Litigants who pursue frivolous and vexatious lawsuits should beware
Litigants who pursue frivolous and vexatious lawsuits should beware: the Court has indicated that it can and will, in appropriate circumstances, order them to pay the other party’s full indemnity (100%) costs. This was the case in Marcy v. Marcy a dispute between two brothers, Gordon and Brian Marcy, who are the residuary beneficiaries of their late mother’s Estate.
Brian was originally appointed as Estate Trustee of his mother’s will, he was judicially removed from the role years later and replaced by an independent third party to administer his mother’s Estate.
In the course of administering her Estate, the replacement Estate Trustee, sold the mother’s home and a closing date was set. Brian registered a caution on title to prevent the closing. Cautions registered on title allow potential purchasers to be aware of an ongoing dispute related to the property in question. He later removed the caution after the Estate Trustee and Gordon objected.

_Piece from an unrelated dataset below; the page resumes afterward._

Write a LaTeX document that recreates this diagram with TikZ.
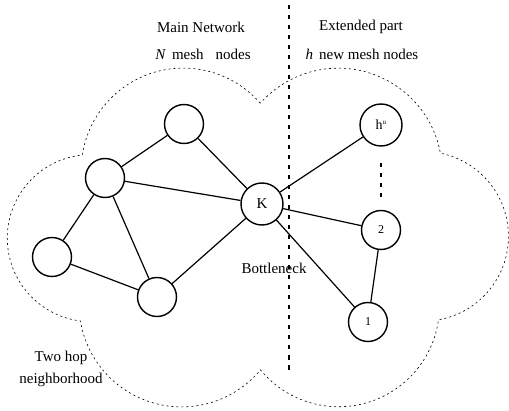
\documentclass[tikz,border=0pt]{standalone}
\usepackage{fontspec}
\setmainfont{Liberation Serif}

\begin{document}
\begin{tikzpicture}
  [x=1pt, y=1pt,
   mesh/.style={draw, circle, line width=1.4pt, inner sep=1pt, minimum size=39pt,
                font=\fontsize{12}{12}\selectfont},
   big/.style={minimum size=42pt, font=\fontsize{15}{15}\selectfont},
   link/.style={line width=1.2pt},
   txt/.style={font=\fontsize{15}{22}\selectfont},
   outline/.style={line width=0.6pt, dash pattern=on 2pt off 3pt},
   divider/.style={line width=1.8pt, dash pattern=on 4.5pt off 5.5pt}]
  \useasboundingbox (0,0) rectangle (509,410);

  % two hop neighborhood
  \draw [outline] (260.2,306.8)
     arc[start angle=41,    end angle=171.5, radius=102]
     arc[start angle=95.8,  end angle=262.9, radius=83.5]
     arc[start angle=189.3, end angle=320.3, radius=102.5]
     arc[start angle=219.4, end angle=352,   radius=101]
     arc[start angle=-79.9, end angle=78.6,  radius=84.8]
     arc[start angle=10.5,  end angle=138.4, radius=104] -- cycle;

  % mesh nodes
  \node [mesh] (a) at (184,286) {};
  \node [mesh] (b) at (105,232) {};
  \node [mesh] (c) at (52,153) {};
  \node [mesh] (d) at (157,113) {};
  \node [mesh, big] (k) at (262,206) {K};
  \node [mesh, big, font=\fontsize{14}{14}\selectfont] (hu) at (381,285)
        {h\textsuperscript{\fontsize{7}{7}\selectfont u}};
  \node [mesh] (n2) at (381,180) {2};
  \node [mesh] (n1) at (368,88) {1};

  \draw [link] (a) -- (b) (a) -- (k) (b) -- (k) (b) -- (c) (b) -- (d)
               (c) -- (d) (d) -- (k) (k) -- (hu) (k) -- (n2) (k) -- (n1)
               (n2) -- (n1);

  % split between main network and extension
  \coordinate (top) at (289,405);
  \coordinate (bottom) at (289,39);
  \draw [divider] (top) -- (bottom);
  \coordinate (gapa) at (381,247);
  \coordinate (gapb) at (381,210);
  \draw [divider, line width=1.5pt] (gapa) -- (gapb);

  % texts
  \node [txt] (main) at (201,383) {Main Network};
  \node [txt] (mainsub) at (203,356) {\textit{N}\hspace{6pt}mesh\hspace{12pt}nodes};
  \node [txt] (ext) at (361,383) {Extended part};
  \node [txt] (extsub) at (362,356) {\textit{h}\hspace{6pt}new mesh nodes};
  \node [txt] (neck) at (274,142) {Bottleneck};
  \node [txt, align=center] (hop) at (61,41) {Two hop\\neighborhood};
\end{tikzpicture}
\end{document}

The Estate Trustee sought an order vacating the caution to ensure that the “no dealings indicator” was removed from title. He also sought an order preventing Brian from interfering with the upcoming closing and sought costs on a full indemnity basis. The Estate Trustees and Gordon’s goals were to sell the home and ultimately wind down the Estate.
Brian argued that title to the property vested in him and Gordon, three years after their mother died in accordance with s. 9 of the Estate Administration Act – before the replacement Estate Trustee was appointed. He claimed that as a consequence of s. 9, the Estate Trustee had no right to sell his interest in the home or to close the sale. Registering the caution, he claimed was reasonable.
The Court prohibited Brian from taking any further action that would disrupt the sale of his mother’s property as initiated by the Estate Trustee. In arriving at its decision, the Court noted the following:
- The will empowered the Estate Trustee with the “power to sell property at such times and in such manner as the estate trustee sees fit”.
- The Estate Administration Act does not limit the scope of a trustee’s power by requiring a property to vest after a specific period of time. Rather, it was intended to give estate trustees additional powers so long as those powers do not conflict with the provisions of the will.
- The August 11, 2022 Order of the Honourable Justice Dietrich declared that the property of the Estate was vested in the replacement Estate Trustee.
- The May 24, 2023 Order of the Honourable Justice Gilmore ordered Brian to provide vacant possession of the property to the replacement Estate Trustee in order to facilitate its sale.
- The replacement Estate Trustee’s title was not contested before the Court.
- Brian removed the caution he placed on the property before the hearing in order to avoid the hearing and to avoid costs from accruing.
The Court further stated that the Estate Trustee’s Affidavit made it abundantly clear that “extraordinary efforts” were undertaken by the Estate Trustee to accommodate Brian. He was provided ample opportunity to advance his interest in the home but it was clear he simply wanted to prevent the sale from closing. The Court notes that the excess cost of administration may be claimed to have been caused by Brian’s behaviour – which is substantial and material in the context of the Estate.
Ultimately, the Court prohibited Brian from registering any document or interest on title to the property except with leave of the court obtained on notice to Gordon and the replacement Estate Trustee. The Court also used its discretion to award costs under s. 131 of the Courts of Justice Act and ordered Brian to pay the Estate Trustee’s costs personally on a full indemnity basis for taking “frivolous and vexatious steps to stop a transaction without lawful excuse”.
This case leaves readers with two key takeaways:
- It is of utmost importance to have clearly worded wills and in particular that the scope of an estate trustees powers are set out and,
- Beneficiaries who fail to cooperate in the administration of an estate can face serious cost consequences.